Personal information
- Nationality: Indian
- Born: Year 2000, Sippi,Upper Subansiri,Arunachal Pradesh

Sport
- Country: India
- Sport: Taekwondo
- Event: Poomsae

= Rupa Bayor =

Indian taekwondo athlete (born 2000)

Rupa Bayor (born 2000) is an Indian taekwondo athlete from Arunachal Pradesh. She is representing India in the Women's Poomsaee, a non-combative event at the 2026 Asian Games in September 2026. She is ranked World No.5 in 2026.

== Early life ==
Bayor is from Sippi village, Upper Subansiri district, Arunachal Pradesh, India. In 2021, she moved to Navi Mumbai to train under coach Abhishek Dubey.
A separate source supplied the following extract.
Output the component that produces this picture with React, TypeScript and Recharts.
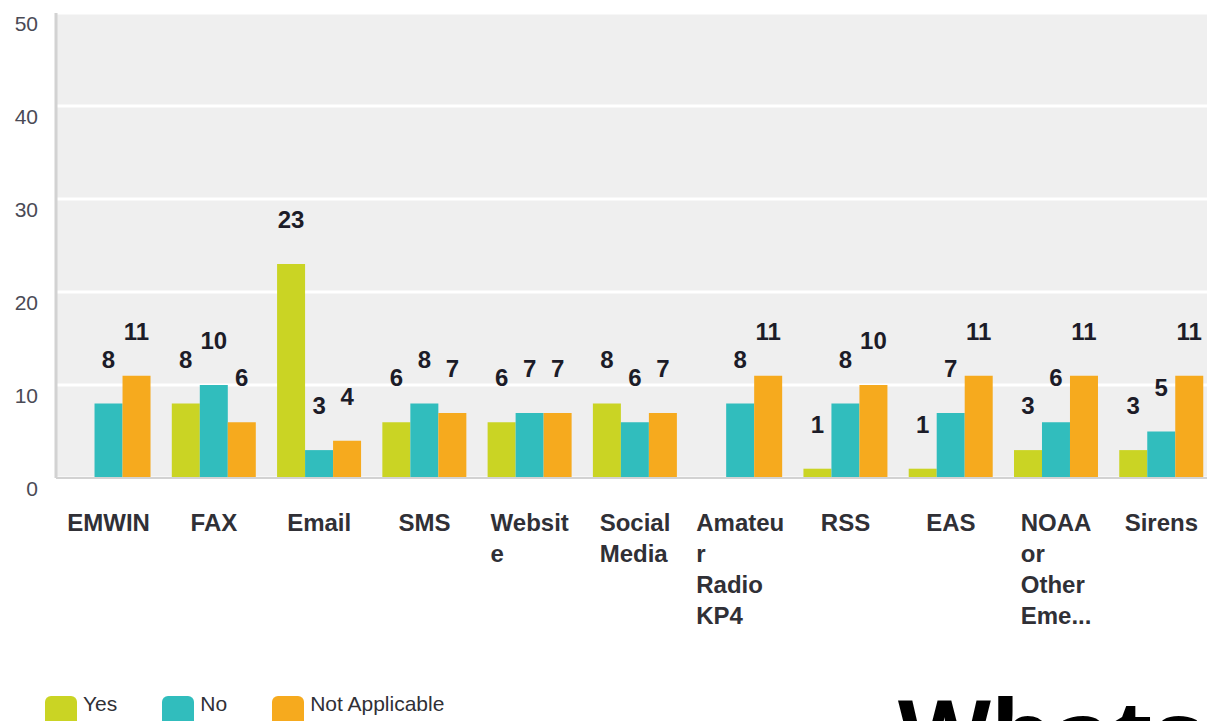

She was introduced to the sport by her maternal uncle, Tabu Sera, who was into karate. In 2025, she was inducted into the Target Asian Games group by the Sports Ministry and trains at Indo Korean Taekwondo Academy in Mumbai.

== Career ==
In November 2025, Bayor won a bronze medal at the World Taekwondo President Cup Europe in Innsbruck, Austria.
In 2026, she won a bronze in the Asian Taekwondo Poomsae Championships in Ulaanbaatar. In July 2026, she won a gold medal at the 5th Senior Taekwondo Poomsae National Championship 2026, held at Balewadi Stadium, Pune.

In March 2022, she won a bronze medal in the women's senior 1 Poomsae event at the 8th Croatia Open International Taekwondo Championships in Zagreb.